Soon afterwards, Oxlade-Chamberlin beat two defenders, running into the space France had once again left between midfield and their deep back line. He tried to send Young in on goal, but this time Adil Rami and Philippe Mexes were more aware to the danger and stepped up to play him offside.
Despite the massive gulf between attack and defence, England's attacking quartet—and most of the time that meant Oxlade-Chamberlin and Ashley Young—had the better of a deep French defence that looked off the pace and had difficulty dealing with direct runs off one or two quick passes up the pitch. In part this highlighted the vulnerability of Frances back line—and Mexes in particular looked a liability—but it also came about because France's midfield was often slow to transition into defence, leaving their back four at the mercy of England's pacy skill players. Meanwhile, it only encouraged England to keep numbers camped back in their own half, happy to stifle any French attacks and playing a very direct counter game.
Even before England scored, it seemed a potentially winning formula stumbled onto by Roy Hodgson's side—though in large part that appeared to be down to the tactical failings of Laurent Blanc's France and the individual brilliance of Young and Oxlade-Chamberlin.
Thirty minutes in, England's counter game gave Steven Gerrard a free kick thirty yards out from goal on the right. He sent his first effort sailing over everybody's head, but the referee ordered a re-take. On the second time of asking, the England and Liverpool skipper sent in perhaps his best free kick of the year, finding Joleon Lescott in the middle of the area. France had dominated possession, spending more than twice as much time in England's end of the pitch in the early going, but direct football and a goal off a free kick had put Roy Hodgson's side up.
After the goal, however, England sank deeper and deeper in defence, and less than ten minutes later Samir Nasri equalised with a shot into the bottom corner from outside the penalty area. England's back four had at the time withdrawn all the way back onto the edge of Joe Hart's six-yard box as France played the ball around in the final third, and with midfielders Parker and Gerrard creeping deeper to form a back six of sorts it left nobody close to Nasri when the ball came to him twenty yards out from goal. It gave the French attacker all the time he needed to line up his shot and drill it past Hart.

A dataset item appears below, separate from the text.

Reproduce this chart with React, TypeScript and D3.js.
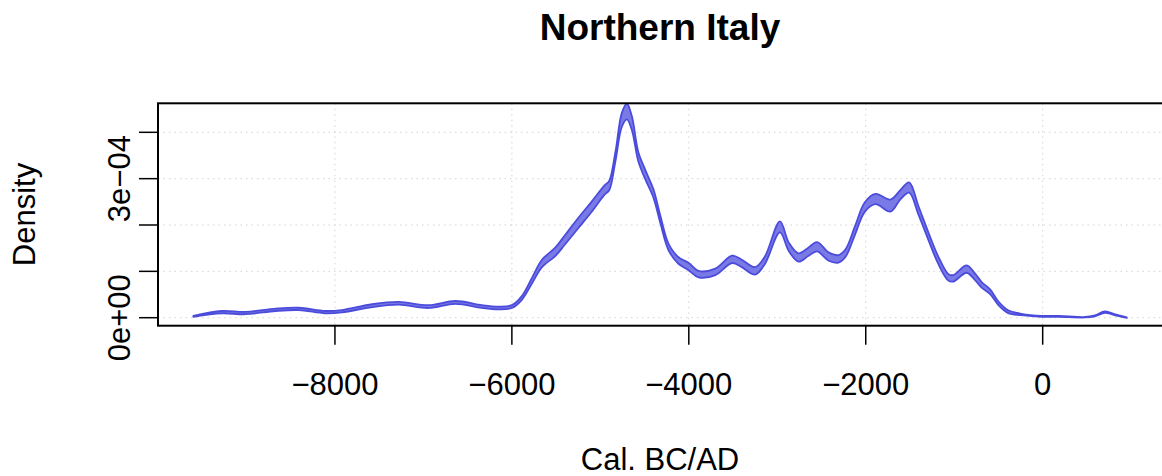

England had seemed effective if uninspiring in the first thirty minutes, but after going up a goal the almost immediate shift to all out defense had given France the freedom of quite nearly the entire pitch. And after two solid minutes of possession interrupted only by a punted English clearance, they were once again level. For Liverpool fans, it was a painful reminder of one of Hodgson's key failings at the club, and after the goal an England side that had crawled into its shell with an eye on nursing the one goal lead for the next sixty minutes was lucky to get to the half on terms.
The second brought more French possession, though the break gave Hodgson the chance to push Gerrard and Parker up the pitch ten yards and allowed England to once again defend with a pair of largely passive lines of four. Meanwhile in attack, England went right back to relying on individual efforts and a French midfield that was slow to defend the counter to create their handful of opportunities.
Neither side, however, could create the breakthrough, with England's determined defending preventing the French attack from getting a clear sight of goal and England's attackers unable to find the singular moment of magic that might have put their nation ahead again. After more than thirty minutes of sparring, Jordan Henderson was brought on for an increasingly tired and ineffective Scott Parker on 77 minutes, but rather than signalling a change of approach for England it only led to more of the same.
Unsurprisingly, the best chance of the closing minutes fell to France off a corner when the ball popped out to Yohan Cabaye on the edge of the area. His driven volley was deflected by the outstretched leg of Danny Welbeck to save a point for England as they once again sank deeper and—with the exception of an 89th minute break and subsequent corner—spent almost the entirety of the final ten minutes plus stoppage time defending the draw.
In a weak group with Sweden and co-hosts Ukraine, both countries may have shown enough to at least give their supporters hope of advancing to the knock out stages. However, it was a far from inspiring match for either side, with the French looking largely toothless in the final third and with clear defensive issues while England was depressingly passive and relied almost entirely on Oxlade-Chamberlin and Young to provide any kind of a spark. With the winner and runners-up from England's Group D set to take on Group C in the quarter finals—and with that in all likelihood meaning Spain or Italy—it's also fair to say that on the strength of today's performance neither country would be considered favourites to move beyond that stage.